To my knowledge there's only been one reasonably believable representation of an Elizabethan galleon in plastic:  the old Airfix Revenge.  (The Revell Golden Hind and Mayflower were excellent kits, but too small to meet the definition of the word "galleon.")  It was about 18" long, appeared in the mid-seventies (I think), and has been off the market for a long time.  It couldn't have been labeled highly-detailed, but the basic shapes conformed to those illustrated in the Matthew Baker Manuscript, our best guide to what the ships that defeated the Spanish Armada looked like.  For anybody with a particular interest in ships of that period, that kit would be worth tracking down.

Youth, talent, hard work, and enthusiasm are no match for old age and treachery.

  • Member since
    July 2009
Posted by Publius on Thursday, January 21, 2010 4:09 AM

I have the Lifelike Revenge and its small like the Pyro Ark Royal. Is the Airfix Revenge a lot larger and from different molds? Thanks, Paul

How does this work?

  • Member since
    May 2003
  • From: Greenville, NC
Posted by jtilley on Thursday, January 21, 2010 9:32 AM

Publius

I have the Lifelike Revenge and its small like the Pyro Ark Royal. Is the Airfix Revenge a lot larger and from different molds? Thanks, Paul

Oh, yes!  The Airfix kit, as I remember it, is about 18" long.  It was originally released, as I recall, in the late 1960s, and for that era it was an excellent kit.  I think it was about the fourth or fifth in the Airfix "Classic Ships" series (the other early ones being the Endeavor, Sovereign of the Seas, Discovery, and Great Western.  I'm pretty sure the Endeavour was the first one; I'm not sure of the sequence after that.)

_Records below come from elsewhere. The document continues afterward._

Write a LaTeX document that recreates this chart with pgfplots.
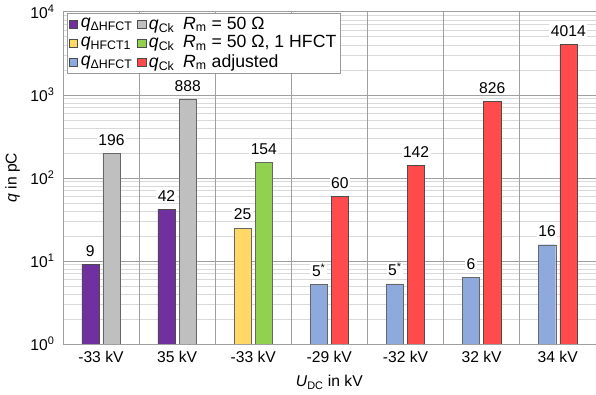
\documentclass[border=0pt]{standalone}
\usepackage{fontspec}
\setmainfont{Liberation Sans}
\usepackage{pgfplots}
\pgfplotsset{compat=1.18}
\definecolor{cpurple}{HTML}{7030A0}
\definecolor{cgray}{HTML}{BFBFBF}
\definecolor{cyellow}{HTML}{FFD966}
\definecolor{cgreen}{HTML}{92D050}
\definecolor{cblue}{HTML}{8EA9DB}
\definecolor{cred}{HTML}{FF4B4B}
\begin{document}
\fontsize{15.5}{18}\selectfont
\begin{tikzpicture}
\begin{axis}[
  scale only axis, width=528pt, height=329pt,
  ymode=log, ymin=1, ymax=10000,
  xmin=-0.5, xmax=6.5,
  xtick={0,...,6},
  xticklabels={-33 kV,35 kV,-33 kV,-29 kV,-32 kV,32 kV,34 kV},
  ytick={1,10,100,1000,10000},
  yticklabels={10\textsuperscript{0},10\textsuperscript{1},10\textsuperscript{2},10\textsuperscript{3},10\textsuperscript{4}},
  ymajorgrids, yminorgrids,
  major y grid style={draw=gray!75},
  minor y grid style={draw=gray!30},
  extra x ticks={0.5,1.5,2.5,3.5,4.5,5.5},
  extra x tick labels={},
  extra x tick style={grid=major, major grid style={draw=gray!75}},
  major tick length=0pt, minor tick length=0pt,
  axis x line*=bottom, axis y line*=left,
  axis line style={-, draw=gray!75},
  ylabel={\textit{q} in pC}, xlabel={\textit{U}\textsubscript{DC} in kV},
  yticklabel style={xshift=-3pt},
  xticklabel style={yshift=-2pt},
  xlabel style={yshift=-2pt},
  ybar, bar width=17pt,
  nodes near coords, point meta=explicit symbolic,
  every node near coord/.append style={fill=white, inner sep=1.5pt, yshift=6pt},
  legend cell align=left,
  legend style={at={(rel axis cs:0.008,0.997)}, anchor=north west, draw=gray!80,
    legend columns=2, inner sep=2pt, row sep=0pt,
    font=\fontsize{17.5}{20}\selectfont,
    /tikz/every odd column/.append style={column sep=1pt},
    /tikz/every even column/.append style={column sep=3pt}},
  legend image code/.code={\draw[#1,draw=black!70] (0pt,-4pt) rectangle (8pt,4pt);},
]
\addplot[fill=cpurple, draw=black!70, bar shift=-10.5pt] coordinates {(0,9) [9] (1,42) [42]};
\addlegendentry{\textit{q}\textsubscript{ΔHFCT}}
\addplot[fill=cgray, draw=black!60, bar shift=10.5pt] coordinates {(0,196) [196] (1,888) [888]};
\addlegendentry{\textit{q}\textsubscript{Ck}\hspace{0.5em}\textit{R}\textsubscript{m} = 50 Ω}
\addplot[fill=cyellow, draw=black!60, bar shift=-10.5pt] coordinates {(2,25) [25]};
\addlegendentry{\textit{q}\textsubscript{HFCT1}}
\addplot[fill=cgreen, draw=black!60, bar shift=10.5pt] coordinates {(2,154) [154]};
\addlegendentry{\textit{q}\textsubscript{Ck}\hspace{0.5em}\textit{R}\textsubscript{m} = 50 Ω, 1 HFCT}
\addplot[fill=cblue, draw=black!60, bar shift=-10.5pt] coordinates {(3,5.17) [5\textsuperscript{*}] (4,5.26) [5\textsuperscript{*}] (5,6.3) [6] (6,15.6) [16]};
\addlegendentry{\textit{q}\textsubscript{ΔHFCT}}
\addplot[fill=cred, draw=black!70, bar shift=10.5pt] coordinates {(3,60) [60] (4,142) [142] (5,826) [826] (6,4014) [4014]};
\addlegendentry{\textit{q}\textsubscript{Ck}\hspace{0.5em}\textit{R}\textsubscript{m} adjusted}
\end{axis}
\end{tikzpicture}
\end{document}
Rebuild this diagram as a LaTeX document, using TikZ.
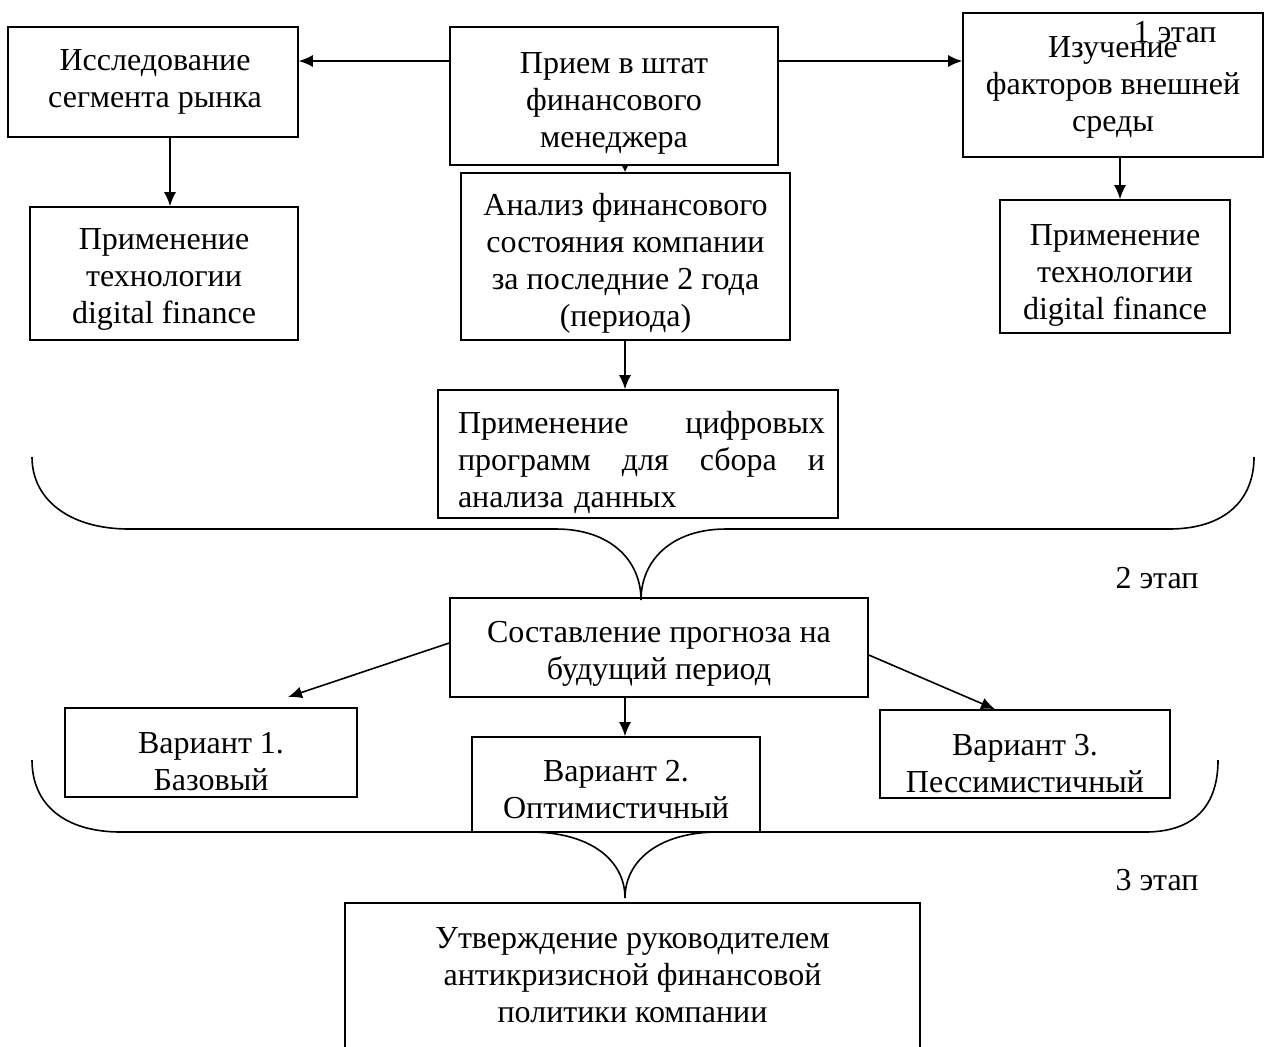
\documentclass[tikz,border=0pt]{standalone}
\usepackage{fontspec}
\setmainfont{Liberation Serif}
\usetikzlibrary{arrows.meta}
\begin{document}
\begin{tikzpicture}[x=0.5pt,y=-0.5pt,
  box/.style={draw,line width=0.8pt,inner sep=0pt},
  txt/.style={align=center,inner sep=0pt,font=\fontsize{16}{18.5}\selectfont},
  lbl/.style={inner sep=0pt,font=\fontsize{16}{18.5}\selectfont},
  arr/.style={line width=0.8pt,-{Latex[length=7pt,width=6pt]}},
  sarr/.style={line width=0.8pt,-{Latex[length=3pt,width=3pt]}},
  brace/.style={line width=0.8pt}]
\useasboundingbox (0,0) rectangle (1268,1046);
\fill[white] (0,0) rectangle (1268,1046);
% boxes
\node[box,minimum width=145pt,minimum height=55pt] (B1) at (153,82) {};
\node[box,minimum width=164pt,minimum height=69pt] (B2) at (614,96) {};
\node[box,minimum width=150pt,minimum height=72pt] (B3) at (1113,85) {};
\node[box,minimum width=134pt,minimum height=66.5pt] (B4) at (164,273.5) {};
\node[box,minimum width=164.5pt,minimum height=83.5pt] (B5) at (625.5,256.5) {};
\node[box,minimum width=115pt,minimum height=66.5pt] (B6) at (1115,266.5) {};
\node[box,minimum width=200pt,minimum height=64pt] (B7) at (638,454) {};
\node[box,minimum width=209pt,minimum height=49.5pt] (B8) at (659,647.5) {};
\node[box,minimum width=146pt,minimum height=44.5pt] (V1) at (211,752.5) {};
\node[box,minimum width=144pt,minimum height=47.5pt] (V2) at (616,784.5) {};
\node[box,minimum width=145pt,minimum height=44pt] (V3) at (1025,754) {};
\node[box,minimum width=287.5pt,minimum height=75pt] (B9) at (632.5,978) {};
% texts
\node[txt] (T1) at (155,81.5) {Исследование\\сегмента рынка};
\node[txt] (T2) at (614,103.5) {Прием в штат\\финансового\\менеджера};
\node[txt] (T3) at (1113,87) {Изучение\\факторов внешней\\среды};
\node[txt] (T4) at (164,279) {Применение\\технологии\\digital finance};
\node[txt] (T5) at (625.5,263) {Анализ финансового\\состояния компании\\за последние 2 года\\(периода)};
\node[txt] (T6) at (1115,275) {Применение\\технологии\\digital finance};
\node[txt,text width=183.5pt,align=left] (T7) at (641.5,462.5) {Применение\hfill цифровых\\программ\hfill для\hfill сбора\hfill и\\анализа данных};
\node[txt] (T8) at (659,654) {Составление прогноза на\\будущий период};
\node[txt] (T9) at (211,762) {Вариант 1.\\Базовый};
\node[txt] (T10) at (616,789.5) {Вариант 2.\\Оптимистичный};
\node[txt] (T11) at (1025,763.5) {Вариант 3.\\Пессимистичный};
\node[txt] (T12) at (632.5,975.5) {Утверждение руководителем\\антикризисной финансовой\\политики компании};
% stage labels
\node[lbl] (S1) at (1175,32) {1 этап};
\node[lbl] (S2) at (1157,578) {2 этап};
\node[lbl] (S3) at (1157,880) {3 этап};
% arrows
\draw[arr] (B2.west |- 0,61) -- (B1.east |- 0,61);
\draw[arr] (B2.east |- 0,61) -- (B3.west |- 0,61);
\draw[arr] (B1.south -| 170,0) -- (B4.north -| 170,0);
\draw[arr] (B3.south -| 1120,0) -- (B6.north -| 1120,0);
\draw[sarr] (B2.south -| 625,0) -- (B5.north -| 625,0);
\draw[arr] (B5.south -| 625,0) -- (B7.north -| 625,0);
\coordinate (v1t) at (288,697);
\draw[arr] (B8.west |- 0,643) -- (v1t);
\draw[arr] (B8.south -| 625,0) -- (V2.north -| 625,0);
\draw[arr] (B8.east |- 0,655) -- (V3.north -| 995,0);
% braces
\draw[brace] (32,457) .. controls (32,500) and (70,529) .. (129,529) -- (556,529)
  .. controls (610,529) and (641,560) .. (641,600)
  .. controls (641,560) and (672,529) .. (726,529) -- (1169,529)
  .. controls (1225,529) and (1254,500) .. (1254,457);
\draw[brace] (32,760) .. controls (32,805) and (65,832) .. (121,832) -- (530,832)
  .. controls (590,832) and (625,860) .. (625,898)
  .. controls (625,860) and (660,832) .. (718,832) -- (1145,832)
  .. controls (1195,832) and (1218,805) .. (1218,760);
\end{tikzpicture}
\end{document}
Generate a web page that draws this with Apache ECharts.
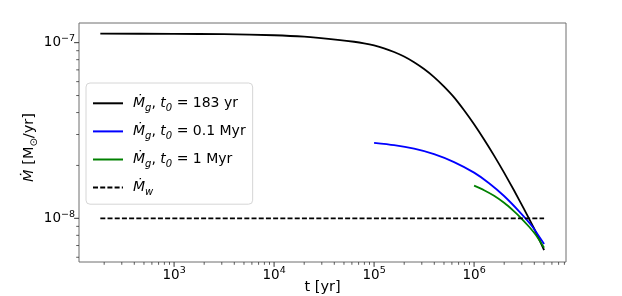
<!DOCTYPE html>
<html>
<head>
<meta charset="utf-8">
<script src="https://cdn.jsdelivr.net/npm/echarts@6/dist/echarts.min.js"></script>
<style>html,body{margin:0;padding:0;background:#fff;}#c{width:622px;height:296px;}</style>
</head>
<body>
<div id="c"></div>
<script>
// ---- data ----
const tBlack = [183, 1000, 3162, 10000, 19950, 45710, 63100, 79430, 100000, 125900, 158500, 199500, 251200, 316200, 398100, 501200, 631000, 794300, 1000000, 1259000, 1585000, 1995000, 2512000, 3162000, 3981000, 5012000];
const mBlack = [1.125e-7, 1.122e-7, 1.117e-7, 1.102e-7, 1.081e-7, 1.035e-7, 1.012e-7, 9.91e-8, 9.64e-8, 9.29e-8, 8.85e-8, 8.34e-8, 7.74e-8, 7.08e-8, 6.37e-8, 5.62e-8, 4.88e-8, 4.12e-8, 3.43e-8, 2.81e-8, 2.275e-8, 1.82e-8, 1.439e-8, 1.127e-8, 8.75e-9, 6.6e-9];
const tBlue = [100000, 158500, 251200, 398100, 631000, 1000000, 1413000, 1995000, 2818000, 3802000, 5012000];
const mBlue = [2.69e-8, 2.61e-8, 2.49e-8, 2.32e-8, 2.09e-8, 1.82e-8, 1.585e-8, 1.34e-8, 1.096e-8, 9.02e-9, 7.14e-9];
const tGreen = [1000000, 1259000, 1585000, 1995000, 2512000, 2818000, 3548000, 4169000, 5012000];
const mGreen = [1.535e-8, 1.445e-8, 1.343e-8, 1.225e-8, 1.096e-8, 1.03e-8, 8.95e-9, 8.0e-9, 6.79e-9];
const tWind = [183, 5012000];
const mWind = [1e-8, 1e-8];
const xMajorTicks = [1e3, 1e4, 1e5, 1e6];
const yMajorTicks = [1e-8, 1e-7];
const xMin = 112, xMax = 8.3e6, yMin = 5.64e-9, yMax = 1.294e-7;

const zip = (a, b) => a.map((v, i) => [v, b[i]]);
const FONT = 'DejaVu Sans';

const legendText = {
  g183: '{i|Ṁ}{s|g}{n|, }{i|t}{s|0}{n| = 183 yr}',
  g01: '{i|Ṁ}{s|g}{n|, }{i|t}{s|0}{n| = 0.1 Myr}',
  g1: '{i|Ṁ}{s|g}{n|, }{i|t}{s|0}{n| = 1 Myr}',
  w: '{i|Ṁ}{s|w}'
};

function powLabel(v) {
  const e = Math.log10(v);
  const r = Math.round(e);
  if (Math.abs(e - r) > 1e-6) return '';
  return '{b|10}{p|' + String(r).replace('-', '\u2212') + '}';
}
const tickRich = {
  b: {fontFamily: FONT, fontSize: 13.5, color: '#000', lineHeight: 18, verticalAlign: 'middle'},
  p: {fontFamily: FONT, fontSize: 9.5, color: '#000', lineHeight: 10, verticalAlign: 'top'}
};

const chart = echarts.init(document.getElementById('c'), null, {renderer: 'canvas'});
const lineBase = {type: 'line', showSymbol: false, symbol: 'none', smooth: 0.25, animation: false};
chart.setOption({
  animation: false,
  backgroundColor: '#fff',
  grid: {left: 79, top: 23, right: 56, bottom: 34, show: true, borderColor: '#6e6e6e', borderWidth: 1,
         backgroundColor: 'transparent', outerBoundsMode: 'none', containLabel: false},
  xAxis: {
    type: 'log', logBase: 10, min: xMin, max: xMax, splitNumber: 5,
    name: 't [yr]', nameLocation: 'middle', nameGap: 18, nameMoveOverlap: false,
    nameTextStyle: {fontFamily: FONT, fontSize: 14.5, color: '#000', verticalAlign: 'top'},
    axisLine: {show: false}, axisTick: {show: false}, splitLine: {show: false},
    axisLabel: {formatter: powLabel, rich: tickRich, margin: 4, showMinLabel: false, showMaxLabel: false}
  },
  yAxis: {
    type: 'log', logBase: 10, min: yMin, max: yMax, splitNumber: 5,
    name: '{i|Ṁ}{n| [M}{s|⊙}{n|/yr]}', nameLocation: 'middle', nameGap: 40, nameMoveOverlap: false,
    nameTextStyle: {fontFamily: FONT, fontSize: 14.5, color: '#000', padding: [0, 10, 0, 0], rich: {
      i: {fontFamily: FONT, fontStyle: 'italic', fontSize: 14.5, lineHeight: 20, verticalAlign: 'middle'},
      n: {fontFamily: FONT, fontSize: 14.5, lineHeight: 20, verticalAlign: 'middle'},
      s: {fontFamily: FONT, fontSize: 10, lineHeight: 12, verticalAlign: 'bottom'}
    }},
    axisLine: {show: false}, axisTick: {show: false}, splitLine: {show: false},
    axisLabel: {formatter: powLabel, rich: tickRich, margin: 4, showMinLabel: false, showMaxLabel: false}
  },
  legend: {
    orient: 'vertical', left: 86, top: 83,
    data: ['g183', 'g01', 'g1', 'w'],
    itemWidth: 30, itemHeight: 14, itemGap: 11.1,
    padding: [13.3, 7, 6.6, 6],
    itemStyle: {opacity: 0},
    backgroundColor: 'rgba(255,255,255,0.8)', borderColor: '#d6d6d6', borderWidth: 1, borderRadius: 4,
    formatter: n => legendText[n],
    textStyle: {
      fontFamily: FONT, fontSize: 14, color: '#000', padding: [0, 0, 0, 5],
      rich: {
        i: {fontFamily: FONT, fontStyle: 'italic', fontSize: 14, lineHeight: 20, verticalAlign: 'middle', color: '#000'},
        n: {fontFamily: FONT, fontSize: 14, lineHeight: 20, verticalAlign: 'middle', color: '#000'},
        s: {fontFamily: FONT, fontStyle: 'italic', fontSize: 10, lineHeight: 12, verticalAlign: 'bottom', color: '#000'}
      }
    }
  },
  series: [
    Object.assign({}, lineBase, {name: 'g183', data: zip(tBlack, mBlack), lineStyle: {color: '#000000', width: 1.8}, itemStyle: {color: '#000000'}}),
    Object.assign({}, lineBase, {name: 'g01', data: zip(tBlue, mBlue), lineStyle: {color: '#0000ff', width: 1.8}, itemStyle: {color: '#0000ff'}}),
    Object.assign({}, lineBase, {name: 'g1', data: zip(tGreen, mGreen), lineStyle: {color: '#008000', width: 1.8}, itemStyle: {color: '#008000'}}),
    Object.assign({}, lineBase, {name: 'w', smooth: false, data: zip(tWind, mWind), lineStyle: {color: '#000000', width: 1.8, type: [5, 2.2]}, itemStyle: {color: '#000000'}})
  ]
});

// ---- matplotlib-style outward ticks (major + minor), placed via the axes' scales ----
function minorsBetween(lo, hi) {
  const out = [];
  for (let e = Math.floor(Math.log10(lo)); e <= Math.ceil(Math.log10(hi)); e++) {
    for (let k = 2; k <= 9; k++) {
      const v = k * Math.pow(10, e);
      if (v > lo && v < hi) out.push(v);
    }
  }
  return out;
}
const xMinorTicks = minorsBetween(xMin, xMax);
const yMinorTicks = minorsBetween(yMin, yMax);
const g = [];
const tickColor = '#333';
const corner = chart.convertToPixel({gridIndex: 0}, [xMin, yMin]);
const bottomY = corner[1], leftX = corner[0];
function xTick(v, len, w) {
  const px = chart.convertToPixel({gridIndex: 0}, [v, yMin])[0];
  g.push({type: 'line', silent: true, shape: {x1: px, y1: bottomY, x2: px, y2: bottomY + len}, style: {stroke: tickColor, lineWidth: w}});
}
function yTick(v, len, w) {
  const py = chart.convertToPixel({gridIndex: 0}, [xMin, v])[1];
  g.push({type: 'line', silent: true, shape: {x1: leftX, y1: py, x2: leftX - len, y2: py}, style: {stroke: tickColor, lineWidth: w}});
}
xMajorTicks.forEach(v => xTick(v, 4.9, 1));
xMinorTicks.forEach(v => xTick(v, 2.8, 0.8));
yMajorTicks.forEach(v => yTick(v, 4.9, 1));
yMinorTicks.forEach(v => yTick(v, 2.8, 0.8));
chart.setOption({graphic: g});
</script>
</body>
</html>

By modern standards the Airfix Revenge looks pretty basic, with relatively few parts.  But inless my memory is even more shaky than I think it is, the basis for a serious scale model is there.  One modification that I'd certainly consider if I were building it concerns the guns on the lower deck.  Like all other Airfix sailing warship kits, this one provides "dummy" gun barrels that plug into holes in the sides of the hull.  In this particular case, there aren't many guns on the lower deck (I don't remember exactly how many); cutting out the gunports and installing full-length guns (from the aftermarket or the spares box) wouldn't be a huge undertaking.  For that matter, cementing all the portlids shut wouldn't hurt the look of the ship much.

Caveat:  Airfix made two versions of the Revenge.  The one I'm talking about is the big one.  The company also, quite early in its existence, made a tiny Revenge that was, if memory serves, about 5" long.  It was a part of a series that included tiny versions of the Victory, Shannon, Golden Hind, Mayflower, and maybe a couple of others.  They originally were sold in plastic bags with paper headers, and hung on racks in the stores alongside the Airfix 1/72 aircraft kits.  I frankly wouldn't bother with that kit.  But the big Revenge certainly could, with some work, be turned into a first-rate model.

Youth, talent, hard work, and enthusiasm are no match for old age and treachery.